GLENDALE, Ariz. -- David Johnson feels that there is one way in particular that he can help change the world. It’s with the Golden Rule: Do unto others as you would have them do unto you.

Johnson would know. While the Arizona Cardinals' star running back was in elementary school in Clinton, Iowa, there was an older boy who lived in his neighborhood and went to a different school, and that boy bullied Johnson for years. Johnson kept it to himself instead of telling his family. That’s just the type of person Johnson says he is. He’d rather stay quiet and “continue like everything’s OK” than, as he called it, complain to others.

Johnson, now 25, never forgot the feeling of being tormented for no reason, being scared to go out and looking over his shoulder on the way home from school. He never forgot the pit in his stomach or the fear that it left in him. In college at the University of Northern Iowa, Johnson decided he wanted to help children, and he wanted to do what he could to make sure other kids didn’t feel like that, so he studied to become a physical education teacher.

But life had other plans. Football took over, leading him to the NFL and the Cardinals. Now with a platform that is nearly impossible to top, Johnson has taken on bullying as a cause where he feels he can have an impact. He wore cleats representing STOMP Out Bullying, a nonprofit working to “reduce and prevent” bullying of all kinds.
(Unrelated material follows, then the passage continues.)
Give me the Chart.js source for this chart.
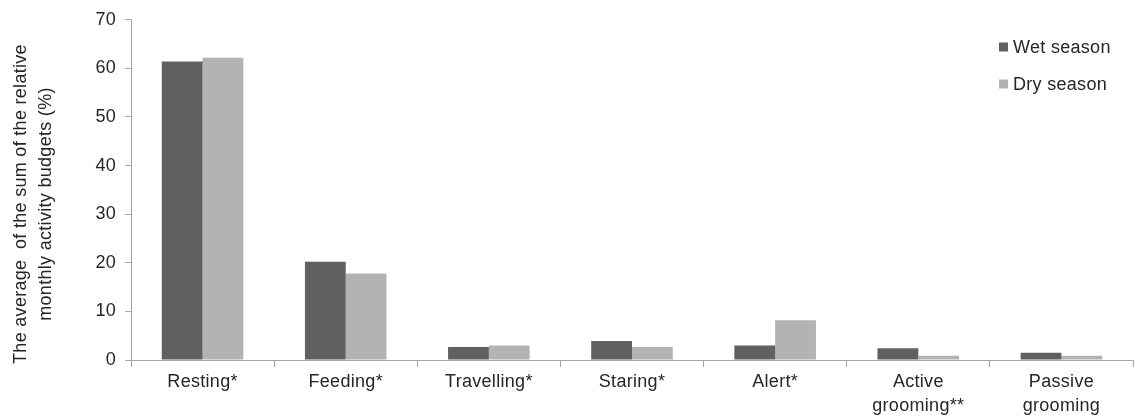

On Tuesday, Johnson stood in front of about 80 students to expound on the virtues of respect, inclusiveness and simply being nice to one another as part of an anti-bullying initiative involving four school districts in Arizona. Looking the part of the teacher he trained to be, Johnson stood in front of the group and walked them through the curriculum.

After he went through his slides, Johnson answered questions ranging from his first football game to his feelings about being bullied.

“That’s one of the best things that I can do with my platform that I have: impact kids, be there for the kids, be a light for the kids, let them know that if they’re bullied that they can get through it and have a successful life,” Johnson said. “That was one of my most important things. That was one of my all-time mottos that I want to portray while I’m doing what I’m doing.”

Getting bullied for years, an ordeal he outlined in a first-person account for The Players’ Tribune last November, taught Johnson to be respectful of anyone and everyone, regardless of their race, religion or sexual orientation.

“You never know what’s going on in that person’s life,” he said.

Johnson is over the incidents, but he hasn’t forgotten the scars they left. During his question-and-answer session, Johnson said he didn’t think the bully knew he was actually bullying. But if he ever saw the bully now, Johnson said he’d forgive him. However, he has no desire to see him.

Johnson said parents of children who have been bullied approach him in public, which shows him that his message is spreading. It probably couldn't be more relevant than it is today, when the national conversation is focused on intolerance of many stripes.

Johnson didn’t want to get political after Tuesday’s presentation. He just said he will stick to his own motto: Respect others.

“It’s so much more important, just because, especially now with the bullying and now with the cyber-bullying on social media,” Johnson said. “I feel like it is very important to teach kids, especially this generation that’s growing up, that you should always respect others, and you should always treat others the way you want to be treated.”